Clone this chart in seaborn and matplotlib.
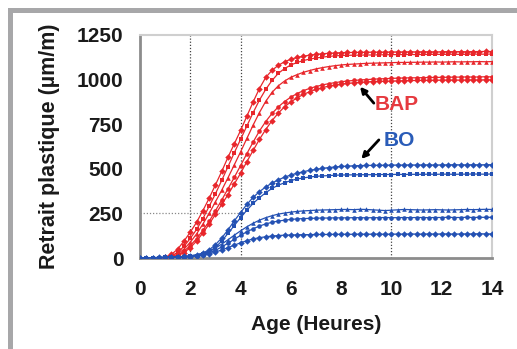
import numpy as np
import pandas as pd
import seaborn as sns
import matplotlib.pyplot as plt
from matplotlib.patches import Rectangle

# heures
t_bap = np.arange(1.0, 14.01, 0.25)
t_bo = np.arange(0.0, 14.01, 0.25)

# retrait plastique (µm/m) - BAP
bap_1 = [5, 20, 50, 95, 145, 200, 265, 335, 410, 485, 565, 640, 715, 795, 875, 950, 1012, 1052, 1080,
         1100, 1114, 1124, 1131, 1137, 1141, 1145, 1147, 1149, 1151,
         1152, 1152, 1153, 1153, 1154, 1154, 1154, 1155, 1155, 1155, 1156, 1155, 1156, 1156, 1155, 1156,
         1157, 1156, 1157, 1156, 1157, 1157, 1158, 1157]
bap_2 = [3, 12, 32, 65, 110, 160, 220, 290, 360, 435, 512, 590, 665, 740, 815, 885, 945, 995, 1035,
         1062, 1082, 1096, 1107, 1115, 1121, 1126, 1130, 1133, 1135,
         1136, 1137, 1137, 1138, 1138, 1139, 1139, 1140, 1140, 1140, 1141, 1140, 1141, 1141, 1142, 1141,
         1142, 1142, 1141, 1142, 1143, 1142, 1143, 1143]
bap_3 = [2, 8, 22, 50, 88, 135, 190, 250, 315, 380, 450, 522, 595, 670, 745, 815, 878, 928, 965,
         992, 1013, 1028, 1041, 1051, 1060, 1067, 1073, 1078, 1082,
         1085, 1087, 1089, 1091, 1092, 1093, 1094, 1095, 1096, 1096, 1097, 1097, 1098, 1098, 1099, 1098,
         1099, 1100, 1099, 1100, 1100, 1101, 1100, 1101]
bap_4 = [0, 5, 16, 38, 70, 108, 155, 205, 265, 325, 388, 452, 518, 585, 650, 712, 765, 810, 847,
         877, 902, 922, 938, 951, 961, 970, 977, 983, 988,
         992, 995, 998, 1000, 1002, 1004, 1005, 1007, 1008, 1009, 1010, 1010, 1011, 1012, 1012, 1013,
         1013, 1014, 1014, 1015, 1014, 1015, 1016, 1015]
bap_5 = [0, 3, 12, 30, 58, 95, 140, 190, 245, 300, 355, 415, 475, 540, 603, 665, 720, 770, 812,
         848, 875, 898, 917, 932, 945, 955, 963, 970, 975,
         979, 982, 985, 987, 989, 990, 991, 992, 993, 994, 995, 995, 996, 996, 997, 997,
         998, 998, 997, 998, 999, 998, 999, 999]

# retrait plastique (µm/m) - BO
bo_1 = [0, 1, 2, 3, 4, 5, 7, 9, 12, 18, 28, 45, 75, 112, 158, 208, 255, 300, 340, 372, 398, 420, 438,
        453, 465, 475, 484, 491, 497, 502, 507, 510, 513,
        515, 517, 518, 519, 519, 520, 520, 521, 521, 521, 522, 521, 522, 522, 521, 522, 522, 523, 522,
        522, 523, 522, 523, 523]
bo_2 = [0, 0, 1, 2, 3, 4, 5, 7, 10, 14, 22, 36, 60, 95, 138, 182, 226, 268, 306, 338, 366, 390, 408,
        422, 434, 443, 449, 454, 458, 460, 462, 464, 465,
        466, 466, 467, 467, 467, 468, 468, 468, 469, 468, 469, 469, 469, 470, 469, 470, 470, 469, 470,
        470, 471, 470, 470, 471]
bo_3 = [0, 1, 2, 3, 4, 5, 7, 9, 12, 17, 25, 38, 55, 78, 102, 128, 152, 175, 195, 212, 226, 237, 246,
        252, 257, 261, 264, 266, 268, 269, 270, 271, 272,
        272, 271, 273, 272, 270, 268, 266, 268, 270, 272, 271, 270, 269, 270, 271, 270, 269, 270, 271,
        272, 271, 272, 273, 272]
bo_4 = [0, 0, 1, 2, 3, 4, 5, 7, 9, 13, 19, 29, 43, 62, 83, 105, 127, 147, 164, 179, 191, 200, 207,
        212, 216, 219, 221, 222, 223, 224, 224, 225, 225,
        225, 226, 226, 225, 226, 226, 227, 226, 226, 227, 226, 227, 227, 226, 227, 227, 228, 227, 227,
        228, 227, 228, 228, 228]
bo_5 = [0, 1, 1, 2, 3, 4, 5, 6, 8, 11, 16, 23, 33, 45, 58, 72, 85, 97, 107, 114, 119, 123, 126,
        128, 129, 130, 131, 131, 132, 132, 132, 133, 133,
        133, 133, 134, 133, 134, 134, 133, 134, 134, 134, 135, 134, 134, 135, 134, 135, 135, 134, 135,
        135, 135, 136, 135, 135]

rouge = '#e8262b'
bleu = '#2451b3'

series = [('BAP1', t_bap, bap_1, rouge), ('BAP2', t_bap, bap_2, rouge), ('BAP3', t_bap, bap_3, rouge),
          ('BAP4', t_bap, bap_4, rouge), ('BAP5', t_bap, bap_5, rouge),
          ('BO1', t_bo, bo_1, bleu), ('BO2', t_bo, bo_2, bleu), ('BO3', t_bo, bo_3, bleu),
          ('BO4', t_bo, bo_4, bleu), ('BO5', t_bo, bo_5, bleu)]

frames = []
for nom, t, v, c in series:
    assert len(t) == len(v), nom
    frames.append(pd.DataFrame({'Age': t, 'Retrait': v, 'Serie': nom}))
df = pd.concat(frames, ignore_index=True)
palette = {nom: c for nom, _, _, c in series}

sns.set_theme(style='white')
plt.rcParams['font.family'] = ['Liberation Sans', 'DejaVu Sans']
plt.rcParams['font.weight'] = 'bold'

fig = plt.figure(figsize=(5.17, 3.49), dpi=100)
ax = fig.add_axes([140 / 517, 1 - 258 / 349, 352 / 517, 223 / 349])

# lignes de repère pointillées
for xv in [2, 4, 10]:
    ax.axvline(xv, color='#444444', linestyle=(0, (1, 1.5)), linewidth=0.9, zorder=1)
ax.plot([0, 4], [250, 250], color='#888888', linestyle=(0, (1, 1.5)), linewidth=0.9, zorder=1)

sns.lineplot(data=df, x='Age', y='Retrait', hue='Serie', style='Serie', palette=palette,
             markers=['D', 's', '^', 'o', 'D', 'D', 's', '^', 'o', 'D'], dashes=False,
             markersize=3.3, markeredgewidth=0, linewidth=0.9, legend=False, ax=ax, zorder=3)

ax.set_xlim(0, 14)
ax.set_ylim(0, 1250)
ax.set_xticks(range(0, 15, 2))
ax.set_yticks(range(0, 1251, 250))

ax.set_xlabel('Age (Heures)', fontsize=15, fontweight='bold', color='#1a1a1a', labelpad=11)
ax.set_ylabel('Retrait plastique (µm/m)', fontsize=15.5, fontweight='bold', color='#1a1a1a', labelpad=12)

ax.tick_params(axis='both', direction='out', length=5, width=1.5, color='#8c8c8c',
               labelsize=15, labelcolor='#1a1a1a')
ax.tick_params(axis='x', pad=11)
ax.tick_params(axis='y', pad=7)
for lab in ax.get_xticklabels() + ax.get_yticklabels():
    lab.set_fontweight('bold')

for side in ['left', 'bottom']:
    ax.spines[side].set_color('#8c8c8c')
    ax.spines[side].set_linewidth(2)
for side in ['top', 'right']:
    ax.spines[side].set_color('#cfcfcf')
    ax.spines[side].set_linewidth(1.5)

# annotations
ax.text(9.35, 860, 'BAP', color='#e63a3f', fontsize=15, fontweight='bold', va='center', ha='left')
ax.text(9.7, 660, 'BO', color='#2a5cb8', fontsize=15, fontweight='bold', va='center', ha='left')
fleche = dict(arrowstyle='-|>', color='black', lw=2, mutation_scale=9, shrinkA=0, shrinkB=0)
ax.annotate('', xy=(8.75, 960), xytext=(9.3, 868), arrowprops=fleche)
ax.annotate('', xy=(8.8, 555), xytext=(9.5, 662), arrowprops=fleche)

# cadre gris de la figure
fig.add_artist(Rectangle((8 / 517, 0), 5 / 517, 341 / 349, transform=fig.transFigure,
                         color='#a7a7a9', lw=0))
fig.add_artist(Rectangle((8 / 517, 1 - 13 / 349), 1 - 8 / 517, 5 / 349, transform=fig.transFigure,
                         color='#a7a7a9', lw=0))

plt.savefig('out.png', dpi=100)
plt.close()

:::::

> **What this task involves**:
Please repeat exactly the data above from its first line to the line that contains "t_bo = np.arange(0.0, 14.01, 0.25)", inclusive, and leave every picture out.

> **Exercise solution**:
Clone this chart in seaborn and matplotlib.
import numpy as np
import pandas as pd
import seaborn as sns
import matplotlib.pyplot as plt
from matplotlib.patches import Rectangle

# heures
t_bap = np.arange(1.0, 14.01, 0.25)
t_bo = np.arange(0.0, 14.01, 0.25)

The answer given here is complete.